He was obliged to be
dragged to the Hotel de Castries where he worthily played his part,
abandoned to the most mortal affliction. There, he every morning
went into the garden to weep at his ease, holding before his eyes
his handkerchief moistened with tears, as long as he was in sight of
the hotel, but at the turning of a certain alley, people, of whom he
little thought, saw him instantly put his handkerchief in his pocket
and take out of it a book. This observation, which was repeatedly
made, soon became public in Paris, and was almost as soon forgotten. I
myself had forgotten it; a circumstance in which I was concerned
brought it to my recollection. I was at the point of death in my
bed, in the Rue de Grenelle, Grimm was in the country; he came one
morning, quite out of breath, to see me, saying, he had arrived in
town that very instant; and a moment afterwards I learned he had
arrived the evening before, and had been seen at the theater.

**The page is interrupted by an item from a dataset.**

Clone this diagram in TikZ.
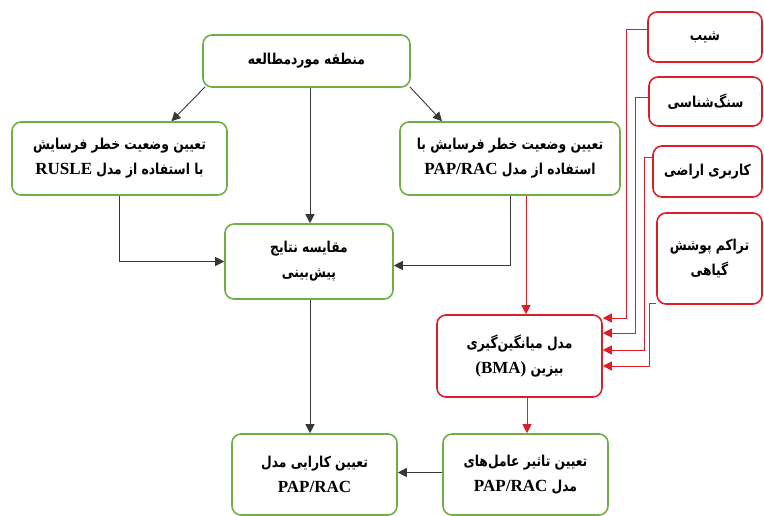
\documentclass[tikz,border=0pt]{standalone}
\usepackage{fontspec}
\usetikzlibrary{arrows.meta,calc}
\TeXXeTstate=1
\newfontfamily\fafont[Script=Arabic,FakeStretch=0.82]{DejaVu Sans}
\newfontfamily\latfont{Liberation Serif}
\newcommand{\rtl}[1]{{\fafont\bfseries\beginR #1\endR}}
\newcommand{\ltr}[1]{\beginL{\latfont\bfseries\fontsize{17}{20}\selectfont #1}\endL}
\definecolor{boxgreen}{RGB}{112,173,71}
\definecolor{boxred}{RGB}{220,30,40}
\definecolor{linegray}{RGB}{55,55,55}
\tikzset{
  gbox/.style={draw=boxgreen, line width=1.6pt, rounded corners=9pt, align=center, inner sep=2pt, font=\fontsize{15}{25}\selectfont},
  rbox/.style={gbox, draw=boxred},
  arr/.style={draw=linegray, line width=0.9pt, -{Triangle[length=9pt,width=9pt]}},
  rarr/.style={draw=boxred, line width=0.9pt, -{Triangle[length=9pt,width=9pt]}},
}
\begin{document}
\begin{tikzpicture}[x=1pt,y=-1pt]
\useasboundingbox (0,0) rectangle (764,516);
\node[gbox, minimum width=207pt, minimum height=52pt] (top) at (306.5,61) {\rtl{منطقه موردمطالعه}};
\node[gbox, minimum width=215pt, minimum height=73pt] (rusle) at (119.5,158.5) {\rtl{تعیین وضعیت خطر فرسایش}\\\rtl{با استفاده از مدل \ltr{RUSLE}}};
\node[gbox, minimum width=220pt, minimum height=73pt] (pap) at (510,158.5) {\rtl{تعیین وضعیت خطر فرسایش با}\\\rtl{استفاده از مدل \ltr{PAP/RAC}}};
\node[gbox, minimum width=168pt, minimum height=75pt] (comp) at (309,261.5) {\rtl{مقایسه نتایج}\\\rtl{پیش‌بینی}};
\node[gbox, minimum width=165pt, minimum height=81pt] (perf) at (314.5,474.5) {\rtl{تعیین کارایی مدل}\\\ltr{PAP/RAC}};
\node[gbox, minimum width=165pt, minimum height=81pt] (eff) at (525.5,474.5) {\rtl{تعیین تاثیر عامل‌های}\\\rtl{مدل \ltr{PAP/RAC}}};
\node[rbox, minimum width=165pt, minimum height=82pt] (bma) at (519.5,356) {\rtl{مدل میانگین‌گیری}\\\rtl{بیزین \ltr{(BMA)}}};
\node[rbox, minimum width=114pt, minimum height=50pt] (slope) at (705,37) {\rtl{شیب}};
\node[rbox, minimum width=113pt, minimum height=49pt] (litho) at (705.5,101.5) {\rtl{سنگ‌شناسی}};
\node[rbox, minimum width=109pt, minimum height=51pt] (land) at (707.5,171.5) {\rtl{کاربری اراضی}};
\node[rbox, minimum width=105pt, minimum height=91pt] (veg) at (709.5,258.5) {\rtl{تراکم پوشش}\\\rtl{گیاهی}};
% black connectors
\draw[arr] ([xshift=3pt,yshift=1pt]top.south west) -- ([xshift=52pt]rusle.north);
\draw[arr] ([xshift=-1pt,yshift=1pt]top.south east) -- ([xshift=-68pt]pap.north);
\draw[arr] ([xshift=3.5pt]top.south) -- ([xshift=1pt]comp.north);
\draw[arr] (rusle.south) |- (comp.west);
\draw[arr] (pap.south) |- ([yshift=-4pt]comp.east);
\draw[arr] ([xshift=1pt]comp.south) -- ([xshift=1pt]comp.south |- perf.north);
\draw[arr] ([yshift=2pt]eff.west) -- ([yshift=2pt]perf.east);
% red connectors
\draw[rarr] ([xshift=16pt]pap.south) -- ([xshift=16pt]pap.south |- bma.north);
\draw[rarr] ([yshift=8pt]slope.west) -- ++(-21,0) |- ([yshift=38pt]bma.east);
\draw[rarr] ([yshift=4.5pt]litho.west) -- ++(-13,0) |- ([yshift=23pt]bma.east);
\draw[rarr] ([yshift=14.5pt]land.west) -- ++(-8,0) |- ([yshift=6pt]bma.east);
\draw[rarr] ([yshift=1pt]veg.south west) -- ++(-7,0) |- ([yshift=-10pt]bma.east);
\draw[rarr] ([xshift=7.5pt]bma.south) -- ([xshift=7.5pt]bma.south |- eff.north);
\end{tikzpicture}
\end{document}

I heard many things of the same kind; but an observation which I was
surprised not to have made sooner, struck me more than everything
else. I had given to Grimm all my friends without exception, they were
become his. I was so inseparable from him, that I should have had some
difficulty in continuing to visit at a house where he was not
received. Madam de Crequi was the only person who refused to admit him
into her company, and whom for that reason I have seldom since seen.
Grimm on his part made himself other friends, as well by his own
means, as by those of the Comte de Friese.